Given data:
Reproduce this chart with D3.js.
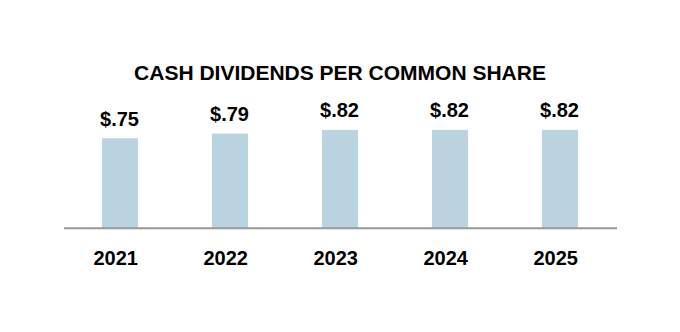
<!DOCTYPE html>
<html><head><meta charset="utf-8">
<script src="https://cdn.jsdelivr.net/npm/d3@7"></script>
<style>body{margin:0;background:#fff}svg{display:block}text{font-family:"Liberation Sans",Arial,sans-serif;font-weight:bold;fill:#000}</style>
</head><body>
<script>
const title = "CASH DIVIDENDS PER COMMON SHARE";
const years = ["2021","2022","2023","2024","2025"];
const dividends = [0.75,0.79,0.82,0.82,0.82];
const valueLabels = ["$.75","$.79","$.82","$.82","$.82"];

const W=680,H=332;
const svg=d3.select("body").append("svg").attr("width",W).attr("height",H);
const x=d3.scaleBand().domain(years).range([65,615]).paddingInner(0.673).paddingOuter(0.3365);
const y=d3.scaleLinear().domain([0,1]).range([228.3,108.3]);

svg.append("text").attr("x",340).attr("y",80).attr("text-anchor","middle").style("font-size","21px").text(title);

svg.selectAll("rect.bar").data(dividends).enter().append("rect").attr("class","bar")
  .attr("x",(d,i)=>x(years[i])).attr("width",x.bandwidth())
  .attr("y",d=>y(d)).attr("height",d=>y(0)-y(d)).attr("fill","#bad3e0");

svg.selectAll("text.val").data(dividends).enter().append("text").attr("class","val")
  .attr("x",(d,i)=>x(years[i])+x.bandwidth()/2-0.5).attr("y",d=>y(d)-12.5)
  .attr("text-anchor","middle").style("font-size","20px").text((d,i)=>valueLabels[i]);

const axis=d3.axisBottom(x).tickSize(0).tickPadding(0);
const g=svg.append("g").attr("transform",`translate(0,${y(0)})`).call(axis);
g.select(".domain").attr("stroke","#999").attr("stroke-width",2).attr("d","M64,0H617");
g.selectAll(".tick text").attr("dy",0).attr("y",37).attr("x",-4.3).style("font-size","20px").style("font-family","'Liberation Sans',Arial,sans-serif").attr("fill","#000");
</script>
</body></html>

Goal of the exercise: Every line of the material is to be quoted exactly, with no pictures carried over.

Answer to the exercise:
Reproduce this chart with D3.js.
<!DOCTYPE html>
<html><head><meta charset="utf-8">
<script src="https://cdn.jsdelivr.net/npm/d3@7"></script>
<style>body{margin:0;background:#fff}svg{display:block}text{font-family:"Liberation Sans",Arial,sans-serif;font-weight:bold;fill:#000}</style>
</head><body>
<script>
const title = "CASH DIVIDENDS PER COMMON SHARE";
const years = ["2021","2022","2023","2024","2025"];
const dividends = [0.75,0.79,0.82,0.82,0.82];
const valueLabels = ["$.75","$.79","$.82","$.82","$.82"];

const W=680,H=332;
const svg=d3.select("body").append("svg").attr("width",W).attr("height",H);
const x=d3.scaleBand().domain(years).range([65,615]).paddingInner(0.673).paddingOuter(0.3365);
const y=d3.scaleLinear().domain([0,1]).range([228.3,108.3]);

svg.append("text").attr("x",340).attr("y",80).attr("text-anchor","middle").style("font-size","21px").text(title);

svg.selectAll("rect.bar").data(dividends).enter().append("rect").attr("class","bar")
  .attr("x",(d,i)=>x(years[i])).attr("width",x.bandwidth())
  .attr("y",d=>y(d)).attr("height",d=>y(0)-y(d)).attr("fill","#bad3e0");

svg.selectAll("text.val").data(dividends).enter().append("text").attr("class","val")
  .attr("x",(d,i)=>x(years[i])+x.bandwidth()/2-0.5).attr("y",d=>y(d)-12.5)
  .attr("text-anchor","middle").style("font-size","20px").text((d,i)=>valueLabels[i]);

const axis=d3.axisBottom(x).tickSize(0).tickPadding(0);
const g=svg.append("g").attr("transform",`translate(0,${y(0)})`).call(axis);
g.select(".domain").attr("stroke","#999").attr("stroke-width",2).attr("d","M64,0H617");
g.selectAll(".tick text").attr("dy",0).attr("y",37).attr("x",-4.3).style("font-size","20px").style("font-family","'Liberation Sans',Arial,sans-serif").attr("fill","#000");
</script>
</body></html>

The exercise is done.